• **Challenge**
Copy out every record below exactly as written, but leave out any pictures.

= = = =

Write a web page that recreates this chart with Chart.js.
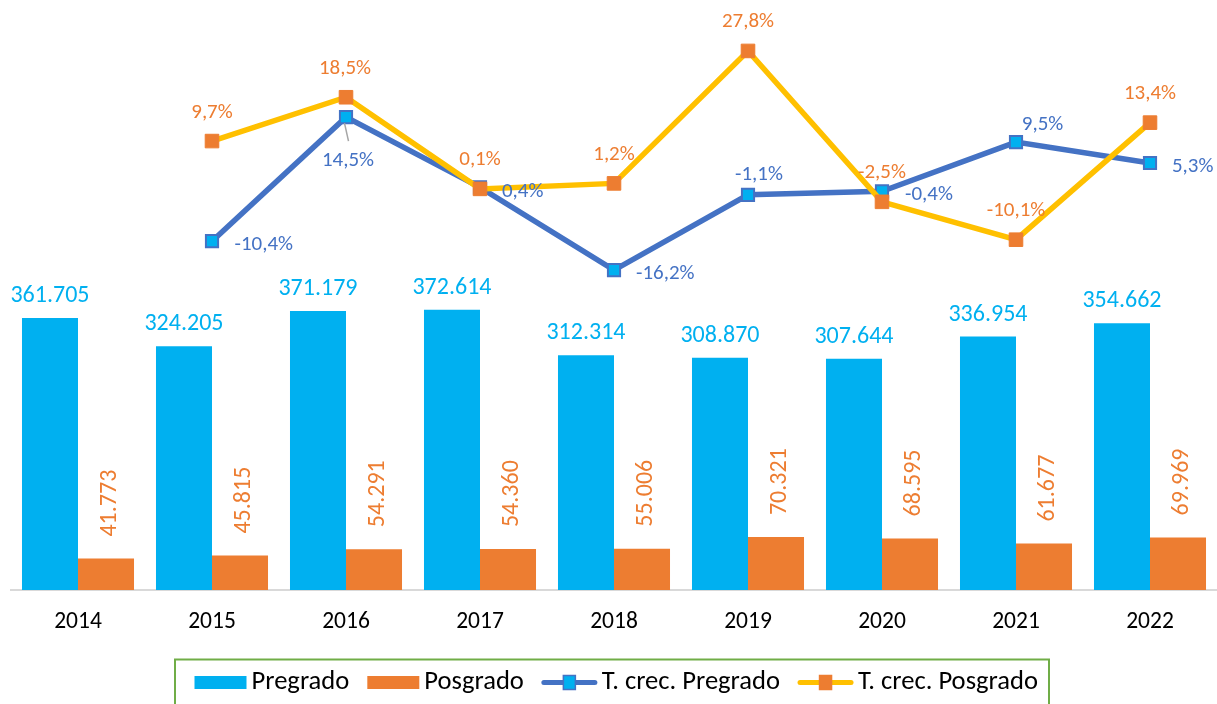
<!DOCTYPE html>
<html><head><meta charset="utf-8">
<script src="https://cdn.jsdelivr.net/npm/chart.js@4.4.1/dist/chart.umd.min.js"></script>
<style>html,body{margin:0;padding:0;background:#fff;overflow:hidden}#wrap{width:1217px;height:704px;position:relative}</style>
</head><body><div id="wrap"><canvas id="c" width="1217" height="704"></canvas></div>
<script>
// ---- data ----
const years = ['2014','2015','2016','2017','2018','2019','2020','2021','2022'];
const pregrado = [361705,324205,371179,372614,312314,308870,307644,336954,354662];
const posgrado = [41773,45815,54291,54360,55006,70321,68595,61677,69969];
const tcPregrado = [null,-10.4,14.5,0.4,-16.2,-1.1,-0.4,9.5,5.3];
const tcPosgrado = [null,9.7,18.5,0.1,1.2,27.8,-2.5,-10.1,13.4];
const seriesNames = ['Pregrado','Posgrado','T. crec. Pregrado','T. crec. Posgrado'];

// ---- label placement (style) ----
// [anchor, dx, dy] relative to the point
const preLabelPos = [null,['left',22.5,2],['center',2,42.5],['left',22,2.7],['left',22,2.5],['center',11,-21.5],['left',23,2.5],['center',26.5,-19],['left',22,2.5]];
const posLabelPos = [null,['center',0,-30],['center',-1,-30],['center',0,-30],['center',0,-30],['center',0,-30],['center',0,-30],['center',0,-30],['center',0,-30]];

const C_PRE='#00B0F0', C_POS='#ED7D31', C_LPRE='#4472C4', C_LPOS='#FFC000';

function pickFamily(){
  const c=document.createElement('canvas').getContext('2d');
  const t='T. crec. Posgrado 2014 361.705';
  c.font='40px monospace'; const m=c.measureText(t).width;
  for (const f of ['Carlito','Lato','Open Sans']) {
    c.font='40px "'+f+'", monospace';
    if (Math.abs(c.measureText(t).width-m)>0.5) return f;
  }
  return 'sans-serif';
}
const FAM = pickFamily();
const K = (function(){const c=document.createElement('canvas').getContext('2d');c.font='26px "'+FAM+'"';return 180/c.measureText('T. crec. Posgrado').width;})();
const fnt = (s)=> (s*K).toFixed(2)+'px "'+FAM+'"';

const fmtN = v => String(v).replace(/\B(?=(\d{3})+(?!\d))/g,'.');
const fmtP = v => v.toFixed(1).replace('.',',')+'%';

function metaByLabel(chart,label){
  const i = chart.data.datasets.findIndex(d=>d.label===label);
  return chart.getDatasetMeta(i);
}

const labelPlugin = {
  id:'valueLabels',
  afterDatasetsDraw(chart){
    const ctx=chart.ctx;
    ctx.save();
    // Pregrado bar labels
    ctx.font=fnt(23.5); ctx.fillStyle=C_PRE; ctx.textAlign='center'; ctx.textBaseline='alphabetic';
    metaByLabel(chart,'Pregrado').data.forEach((b,i)=>{ ctx.fillText(fmtN(pregrado[i]), b.x, b.y-16); });
    // Posgrado rotated labels
    ctx.fillStyle=C_POS; ctx.textAlign='left';
    metaByLabel(chart,'Posgrado').data.forEach((b,i)=>{
      ctx.save(); ctx.translate(b.x+9.5, b.y-22); ctx.rotate(-Math.PI/2);
      ctx.fillText(fmtN(posgrado[i]),0,0); ctx.restore();
    });
    // line labels
    ctx.font=fnt(20.5);
    const drawL=(meta,vals,pos,color)=>{
      ctx.fillStyle=color;
      meta.data.forEach((p,i)=>{
        if (vals[i]==null) return;
        const [a,dx,dy]=pos[i];
        ctx.textAlign = a==='left'?'left':'center';
        ctx.fillText(fmtP(vals[i]), p.x+dx, p.y+dy+6.5);
      });
    };
    const mPre=metaByLabel(chart,'T. crec. Pregrado');
    // leader line for 2016 label
    const p16=mPre.data[2];
    ctx.strokeStyle='#A6A6A6'; ctx.lineWidth=1.5;
    ctx.beginPath(); ctx.moveTo(p16.x-1.5,p16.y+6); ctx.lineTo(p16.x+2.5,p16.y+24); ctx.stroke();
    drawL(mPre,tcPregrado,preLabelPos,C_LPRE);
    drawL(metaByLabel(chart,'T. crec. Posgrado'),tcPosgrado,posLabelPos,C_POS);
    ctx.restore();
  }
};

const legendPlugin = {
  id:'boxLegend',
  afterDraw(chart){
    const ctx=chart.ctx;
    ctx.save();
    ctx.strokeStyle='#70AD47'; ctx.lineWidth=2;
    ctx.strokeRect(175,659.5,874,60);
    ctx.font=fnt(26); ctx.textBaseline='alphabetic'; ctx.textAlign='left';
    let x=194.5; const cy=682.5;
    seriesNames.forEach((name,i)=>{
      if (i<2){
        ctx.fillStyle = i===0?C_PRE:C_POS;
        ctx.fillRect(x,cy-6.5,52,13);
        x+=52;
      } else {
        const lc = i===2?C_LPRE:C_LPOS, mf = i===2?C_PRE:C_POS, mb = i===2?C_LPRE:C_POS;
        ctx.strokeStyle=lc; ctx.lineWidth=5; ctx.lineCap='round';
        ctx.beginPath(); ctx.moveTo(x+2,cy); ctx.lineTo(x+53,cy); ctx.stroke();
        ctx.fillStyle=mf; ctx.fillRect(x+21.5,cy-7,12,14);
        ctx.strokeStyle=mb; ctx.lineWidth=1.5; ctx.strokeRect(x+21.5,cy-7,12,14);
        x+=55;
      }
      x+=5;
      ctx.fillStyle='#000';
      ctx.fillText(name,x,cy+6.5);
      x+=ctx.measureText(name).width+18;
    });
    ctx.restore();
  }
};

const chart = new Chart(document.getElementById('c'), {
  type:'bar',
  data:{
    labels: years,
    datasets:[
      {type:'line',label:'T. crec. Posgrado',data:tcPosgrado,yAxisID:'y2',order:0,
       borderColor:C_LPOS,borderWidth:5.5,tension:0,pointStyle:'rect',pointRadius:9.6,
       pointBackgroundColor:C_POS,pointBorderColor:C_POS,pointBorderWidth:1,fill:false},
      {type:'line',label:'T. crec. Pregrado',data:tcPregrado,yAxisID:'y2',order:1,
       borderColor:C_LPRE,borderWidth:5.5,tension:0,pointStyle:'rect',pointRadius:8.6,
       pointBackgroundColor:C_PRE,pointBorderColor:C_LPRE,pointBorderWidth:2,fill:false},
      {type:'bar',label:'Pregrado',data:pregrado,yAxisID:'y',order:2,backgroundColor:C_PRE,
       categoryPercentage:0.836,barPercentage:1},
      {type:'bar',label:'Posgrado',data:posgrado,yAxisID:'y',order:3,backgroundColor:C_POS,
       categoryPercentage:0.836,barPercentage:1}
    ]
  },
  options:{
    responsive:false, animation:false, devicePixelRatio:1,
    layout:{autoPadding:false,padding:{left:11,right:0,top:10,bottom:74}},
    plugins:{legend:{display:false},tooltip:{enabled:false}},
    scales:{
      x:{grid:{display:false,drawTicks:false},border:{display:true,color:'#D9D9D9',width:2},
         ticks:{color:'#000',font:{family:FAM,size:23*K},padding:18},
         afterFit:(s)=>{s.height=40;}},
      y:{display:false,min:0,max:771300},
      y2:{display:false,min:-80.45,max:36.02}
    }
  },
  plugins:[labelPlugin,legendPlugin]
});
</script></body></html>
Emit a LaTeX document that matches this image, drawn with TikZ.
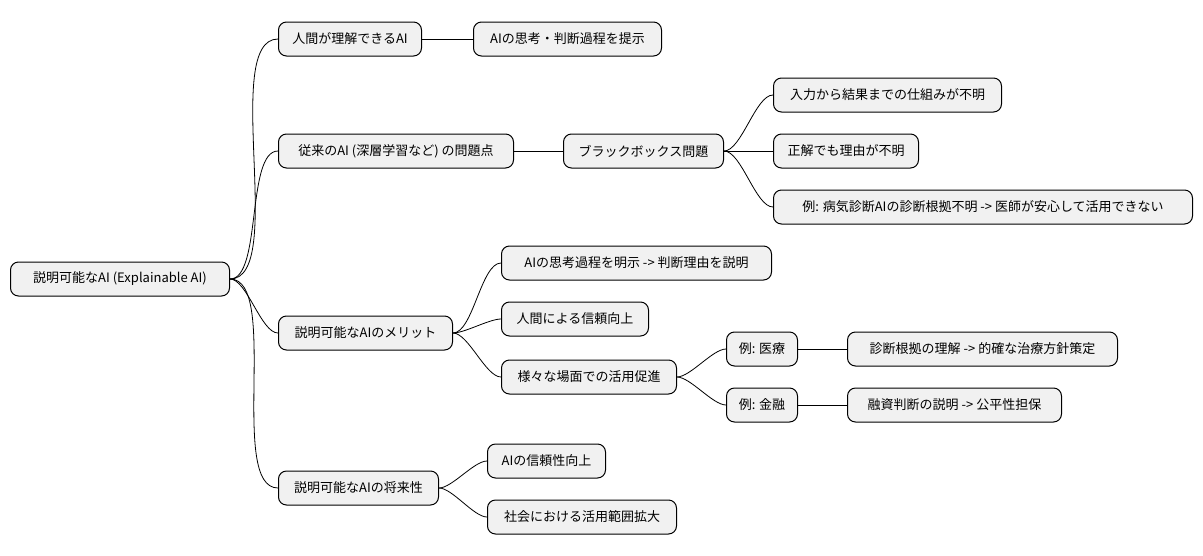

= = = =

• **Full solution**
Write a web page that recreates this chart with Chart.js.
<!DOCTYPE html>
<html><head><meta charset="utf-8">
<script src="https://cdn.jsdelivr.net/npm/chart.js@4.4.1/dist/chart.umd.min.js"></script>
<style>html,body{margin:0;padding:0;background:#fff;overflow:hidden}#wrap{width:1217px;height:704px;position:relative}</style>
</head><body><div id="wrap"><canvas id="c" width="1217" height="704"></canvas></div>
<script>
// ---- data ----
const years = ['2014','2015','2016','2017','2018','2019','2020','2021','2022'];
const pregrado = [361705,324205,371179,372614,312314,308870,307644,336954,354662];
const posgrado = [41773,45815,54291,54360,55006,70321,68595,61677,69969];
const tcPregrado = [null,-10.4,14.5,0.4,-16.2,-1.1,-0.4,9.5,5.3];
const tcPosgrado = [null,9.7,18.5,0.1,1.2,27.8,-2.5,-10.1,13.4];
const seriesNames = ['Pregrado','Posgrado','T. crec. Pregrado','T. crec. Posgrado'];

// ---- label placement (style) ----
// [anchor, dx, dy] relative to the point
const preLabelPos = [null,['left',22.5,2],['center',2,42.5],['left',22,2.7],['left',22,2.5],['center',11,-21.5],['left',23,2.5],['center',26.5,-19],['left',22,2.5]];
const posLabelPos = [null,['center',0,-30],['center',-1,-30],['center',0,-30],['center',0,-30],['center',0,-30],['center',0,-30],['center',0,-30],['center',0,-30]];

const C_PRE='#00B0F0', C_POS='#ED7D31', C_LPRE='#4472C4', C_LPOS='#FFC000';

function pickFamily(){
  const c=document.createElement('canvas').getContext('2d');
  const t='T. crec. Posgrado 2014 361.705';
  c.font='40px monospace'; const m=c.measureText(t).width;
  for (const f of ['Carlito','Lato','Open Sans']) {
    c.font='40px "'+f+'", monospace';
    if (Math.abs(c.measureText(t).width-m)>0.5) return f;
  }
  return 'sans-serif';
}
const FAM = pickFamily();
const K = (function(){const c=document.createElement('canvas').getContext('2d');c.font='26px "'+FAM+'"';return 180/c.measureText('T. crec. Posgrado').width;})();
const fnt = (s)=> (s*K).toFixed(2)+'px "'+FAM+'"';

const fmtN = v => String(v).replace(/\B(?=(\d{3})+(?!\d))/g,'.');
const fmtP = v => v.toFixed(1).replace('.',',')+'%';

function metaByLabel(chart,label){
  const i = chart.data.datasets.findIndex(d=>d.label===label);
  return chart.getDatasetMeta(i);
}

const labelPlugin = {
  id:'valueLabels',
  afterDatasetsDraw(chart){
    const ctx=chart.ctx;
    ctx.save();
    // Pregrado bar labels
    ctx.font=fnt(23.5); ctx.fillStyle=C_PRE; ctx.textAlign='center'; ctx.textBaseline='alphabetic';
    metaByLabel(chart,'Pregrado').data.forEach((b,i)=>{ ctx.fillText(fmtN(pregrado[i]), b.x, b.y-16); });
    // Posgrado rotated labels
    ctx.fillStyle=C_POS; ctx.textAlign='left';
    metaByLabel(chart,'Posgrado').data.forEach((b,i)=>{
      ctx.save(); ctx.translate(b.x+9.5, b.y-22); ctx.rotate(-Math.PI/2);
      ctx.fillText(fmtN(posgrado[i]),0,0); ctx.restore();
    });
    // line labels
    ctx.font=fnt(20.5);
    const drawL=(meta,vals,pos,color)=>{
      ctx.fillStyle=color;
      meta.data.forEach((p,i)=>{
        if (vals[i]==null) return;
        const [a,dx,dy]=pos[i];
        ctx.textAlign = a==='left'?'left':'center';
        ctx.fillText(fmtP(vals[i]), p.x+dx, p.y+dy+6.5);
      });
    };
    const mPre=metaByLabel(chart,'T. crec. Pregrado');
    // leader line for 2016 label
    const p16=mPre.data[2];
    ctx.strokeStyle='#A6A6A6'; ctx.lineWidth=1.5;
    ctx.beginPath(); ctx.moveTo(p16.x-1.5,p16.y+6); ctx.lineTo(p16.x+2.5,p16.y+24); ctx.stroke();
    drawL(mPre,tcPregrado,preLabelPos,C_LPRE);
    drawL(metaByLabel(chart,'T. crec. Posgrado'),tcPosgrado,posLabelPos,C_POS);
    ctx.restore();
  }
};

const legendPlugin = {
  id:'boxLegend',
  afterDraw(chart){
    const ctx=chart.ctx;
    ctx.save();
    ctx.strokeStyle='#70AD47'; ctx.lineWidth=2;
    ctx.strokeRect(175,659.5,874,60);
    ctx.font=fnt(26); ctx.textBaseline='alphabetic'; ctx.textAlign='left';
    let x=194.5; const cy=682.5;
    seriesNames.forEach((name,i)=>{
      if (i<2){
        ctx.fillStyle = i===0?C_PRE:C_POS;
        ctx.fillRect(x,cy-6.5,52,13);
        x+=52;
      } else {
        const lc = i===2?C_LPRE:C_LPOS, mf = i===2?C_PRE:C_POS, mb = i===2?C_LPRE:C_POS;
        ctx.strokeStyle=lc; ctx.lineWidth=5; ctx.lineCap='round';
        ctx.beginPath(); ctx.moveTo(x+2,cy); ctx.lineTo(x+53,cy); ctx.stroke();
        ctx.fillStyle=mf; ctx.fillRect(x+21.5,cy-7,12,14);
        ctx.strokeStyle=mb; ctx.lineWidth=1.5; ctx.strokeRect(x+21.5,cy-7,12,14);
        x+=55;
      }
      x+=5;
      ctx.fillStyle='#000';
      ctx.fillText(name,x,cy+6.5);
      x+=ctx.measureText(name).width+18;
    });
    ctx.restore();
  }
};

const chart = new Chart(document.getElementById('c'), {
  type:'bar',
  data:{
    labels: years,
    datasets:[
      {type:'line',label:'T. crec. Posgrado',data:tcPosgrado,yAxisID:'y2',order:0,
       borderColor:C_LPOS,borderWidth:5.5,tension:0,pointStyle:'rect',pointRadius:9.6,
       pointBackgroundColor:C_POS,pointBorderColor:C_POS,pointBorderWidth:1,fill:false},
      {type:'line',label:'T. crec. Pregrado',data:tcPregrado,yAxisID:'y2',order:1,
       borderColor:C_LPRE,borderWidth:5.5,tension:0,pointStyle:'rect',pointRadius:8.6,
       pointBackgroundColor:C_PRE,pointBorderColor:C_LPRE,pointBorderWidth:2,fill:false},
      {type:'bar',label:'Pregrado',data:pregrado,yAxisID:'y',order:2,backgroundColor:C_PRE,
       categoryPercentage:0.836,barPercentage:1},
      {type:'bar',label:'Posgrado',data:posgrado,yAxisID:'y',order:3,backgroundColor:C_POS,
       categoryPercentage:0.836,barPercentage:1}
    ]
  },
  options:{
    responsive:false, animation:false, devicePixelRatio:1,
    layout:{autoPadding:false,padding:{left:11,right:0,top:10,bottom:74}},
    plugins:{legend:{display:false},tooltip:{enabled:false}},
    scales:{
      x:{grid:{display:false,drawTicks:false},border:{display:true,color:'#D9D9D9',width:2},
         ticks:{color:'#000',font:{family:FAM,size:23*K},padding:18},
         afterFit:(s)=>{s.height=40;}},
      y:{display:false,min:0,max:771300},
      y2:{display:false,min:-80.45,max:36.02}
    }
  },
  plugins:[labelPlugin,legendPlugin]
});
</script></body></html>
Emit a LaTeX document that matches this image, drawn with TikZ.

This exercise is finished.